[Set task]
Pull each line containing "this" out of the data and copy it.

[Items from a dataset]
* * *
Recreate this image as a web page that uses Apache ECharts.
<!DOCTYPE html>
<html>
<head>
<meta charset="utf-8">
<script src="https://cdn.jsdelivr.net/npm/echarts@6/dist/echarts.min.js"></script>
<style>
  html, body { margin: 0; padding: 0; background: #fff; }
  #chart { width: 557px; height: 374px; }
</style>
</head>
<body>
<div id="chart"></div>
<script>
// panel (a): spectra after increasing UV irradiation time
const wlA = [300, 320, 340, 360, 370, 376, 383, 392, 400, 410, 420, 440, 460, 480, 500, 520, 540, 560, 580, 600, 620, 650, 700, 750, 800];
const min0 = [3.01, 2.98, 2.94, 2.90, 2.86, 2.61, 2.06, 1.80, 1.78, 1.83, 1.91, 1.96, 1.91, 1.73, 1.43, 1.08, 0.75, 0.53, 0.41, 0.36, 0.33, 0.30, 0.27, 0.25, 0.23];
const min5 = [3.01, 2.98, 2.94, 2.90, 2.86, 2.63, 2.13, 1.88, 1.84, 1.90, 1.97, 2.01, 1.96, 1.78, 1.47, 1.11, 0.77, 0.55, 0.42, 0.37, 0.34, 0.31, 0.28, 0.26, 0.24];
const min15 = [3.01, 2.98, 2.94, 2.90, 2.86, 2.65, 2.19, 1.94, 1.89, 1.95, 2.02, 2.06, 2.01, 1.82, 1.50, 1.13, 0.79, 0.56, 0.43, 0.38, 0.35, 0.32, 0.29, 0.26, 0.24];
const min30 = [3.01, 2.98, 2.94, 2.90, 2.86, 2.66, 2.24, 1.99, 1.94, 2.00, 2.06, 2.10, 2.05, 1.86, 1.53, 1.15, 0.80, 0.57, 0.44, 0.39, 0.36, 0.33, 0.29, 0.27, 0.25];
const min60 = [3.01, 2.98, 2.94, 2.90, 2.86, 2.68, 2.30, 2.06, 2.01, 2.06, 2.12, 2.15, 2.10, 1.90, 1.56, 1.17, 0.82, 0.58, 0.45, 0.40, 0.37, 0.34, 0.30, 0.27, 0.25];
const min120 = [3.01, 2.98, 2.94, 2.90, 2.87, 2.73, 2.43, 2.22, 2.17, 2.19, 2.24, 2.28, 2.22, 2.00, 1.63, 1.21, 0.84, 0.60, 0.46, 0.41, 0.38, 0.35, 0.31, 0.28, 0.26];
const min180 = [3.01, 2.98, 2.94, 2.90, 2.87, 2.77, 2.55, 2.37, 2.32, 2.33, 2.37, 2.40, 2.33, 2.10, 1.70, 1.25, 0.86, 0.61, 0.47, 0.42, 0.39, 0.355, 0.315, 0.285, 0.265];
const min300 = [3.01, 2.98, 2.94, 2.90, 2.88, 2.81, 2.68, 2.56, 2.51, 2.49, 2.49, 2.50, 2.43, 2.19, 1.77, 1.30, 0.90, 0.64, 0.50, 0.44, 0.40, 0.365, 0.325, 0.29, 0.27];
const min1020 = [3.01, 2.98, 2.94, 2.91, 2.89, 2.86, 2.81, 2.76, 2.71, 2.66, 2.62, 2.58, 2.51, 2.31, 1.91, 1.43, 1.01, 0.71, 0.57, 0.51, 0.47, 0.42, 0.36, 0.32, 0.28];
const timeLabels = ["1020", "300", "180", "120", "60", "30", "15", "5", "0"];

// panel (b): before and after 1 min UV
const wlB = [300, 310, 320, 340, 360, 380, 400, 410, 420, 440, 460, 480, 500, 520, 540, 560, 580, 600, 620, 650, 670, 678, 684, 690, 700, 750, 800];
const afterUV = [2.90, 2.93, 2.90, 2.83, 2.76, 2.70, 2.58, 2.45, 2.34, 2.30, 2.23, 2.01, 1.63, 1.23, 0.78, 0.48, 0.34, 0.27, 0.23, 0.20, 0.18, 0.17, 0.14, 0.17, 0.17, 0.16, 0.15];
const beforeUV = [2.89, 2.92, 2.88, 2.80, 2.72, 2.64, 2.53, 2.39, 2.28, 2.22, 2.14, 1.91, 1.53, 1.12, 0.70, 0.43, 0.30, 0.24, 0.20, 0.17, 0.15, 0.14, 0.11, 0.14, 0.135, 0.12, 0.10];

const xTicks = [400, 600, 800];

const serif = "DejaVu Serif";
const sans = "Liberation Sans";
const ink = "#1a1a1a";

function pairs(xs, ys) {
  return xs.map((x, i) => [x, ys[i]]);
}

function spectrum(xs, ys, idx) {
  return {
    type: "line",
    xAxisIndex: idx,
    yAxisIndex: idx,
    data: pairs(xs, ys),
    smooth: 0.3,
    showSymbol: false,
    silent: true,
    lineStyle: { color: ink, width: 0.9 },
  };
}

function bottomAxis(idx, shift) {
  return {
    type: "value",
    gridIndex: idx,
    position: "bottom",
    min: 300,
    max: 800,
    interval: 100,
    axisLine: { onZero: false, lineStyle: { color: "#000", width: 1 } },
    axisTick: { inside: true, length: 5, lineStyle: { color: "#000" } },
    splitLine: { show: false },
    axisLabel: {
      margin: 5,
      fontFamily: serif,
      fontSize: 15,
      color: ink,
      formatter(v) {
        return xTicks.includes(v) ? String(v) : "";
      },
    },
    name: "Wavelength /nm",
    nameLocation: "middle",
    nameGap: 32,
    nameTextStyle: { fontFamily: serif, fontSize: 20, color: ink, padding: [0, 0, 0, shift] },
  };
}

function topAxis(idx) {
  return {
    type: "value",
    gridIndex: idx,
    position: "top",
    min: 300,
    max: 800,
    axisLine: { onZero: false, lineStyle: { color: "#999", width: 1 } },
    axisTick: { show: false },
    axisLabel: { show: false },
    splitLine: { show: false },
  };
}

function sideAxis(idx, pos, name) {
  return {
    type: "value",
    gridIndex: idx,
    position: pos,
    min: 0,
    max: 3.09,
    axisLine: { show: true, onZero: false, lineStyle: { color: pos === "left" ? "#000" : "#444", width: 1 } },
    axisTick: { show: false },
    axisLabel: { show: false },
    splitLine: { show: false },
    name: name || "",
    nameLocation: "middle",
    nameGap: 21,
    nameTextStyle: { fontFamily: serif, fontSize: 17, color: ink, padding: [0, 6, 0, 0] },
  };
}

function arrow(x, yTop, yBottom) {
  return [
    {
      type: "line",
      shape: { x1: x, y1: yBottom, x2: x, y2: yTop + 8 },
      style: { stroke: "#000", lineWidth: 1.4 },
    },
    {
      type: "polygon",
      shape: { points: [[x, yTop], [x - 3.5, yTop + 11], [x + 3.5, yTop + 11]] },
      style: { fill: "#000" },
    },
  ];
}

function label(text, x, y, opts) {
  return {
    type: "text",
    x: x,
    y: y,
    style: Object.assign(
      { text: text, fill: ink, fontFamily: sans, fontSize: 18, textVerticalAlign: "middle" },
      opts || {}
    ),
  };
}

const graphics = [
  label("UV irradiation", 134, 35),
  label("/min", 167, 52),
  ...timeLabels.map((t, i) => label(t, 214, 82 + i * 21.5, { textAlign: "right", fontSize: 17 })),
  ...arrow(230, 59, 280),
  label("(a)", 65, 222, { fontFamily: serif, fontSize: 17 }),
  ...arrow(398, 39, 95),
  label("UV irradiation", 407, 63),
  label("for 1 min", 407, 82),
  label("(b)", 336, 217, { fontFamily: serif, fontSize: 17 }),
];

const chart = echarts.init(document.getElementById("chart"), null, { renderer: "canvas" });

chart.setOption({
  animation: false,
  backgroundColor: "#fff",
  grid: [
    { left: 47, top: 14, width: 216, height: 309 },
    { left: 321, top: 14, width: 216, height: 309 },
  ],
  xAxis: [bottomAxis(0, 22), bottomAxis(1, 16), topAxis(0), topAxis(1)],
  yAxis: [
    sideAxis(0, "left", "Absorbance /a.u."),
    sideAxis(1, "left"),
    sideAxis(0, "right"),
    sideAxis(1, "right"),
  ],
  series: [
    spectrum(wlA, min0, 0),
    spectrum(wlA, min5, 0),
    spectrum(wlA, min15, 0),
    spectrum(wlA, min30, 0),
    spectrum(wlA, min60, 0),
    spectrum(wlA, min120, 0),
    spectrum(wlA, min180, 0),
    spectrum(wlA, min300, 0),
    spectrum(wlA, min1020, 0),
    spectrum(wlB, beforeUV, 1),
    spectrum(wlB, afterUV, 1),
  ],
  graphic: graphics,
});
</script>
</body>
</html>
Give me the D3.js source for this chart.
* * *
[Answer below]
Recreate this image as a web page that uses Apache ECharts.
Give me the D3.js source for this chart.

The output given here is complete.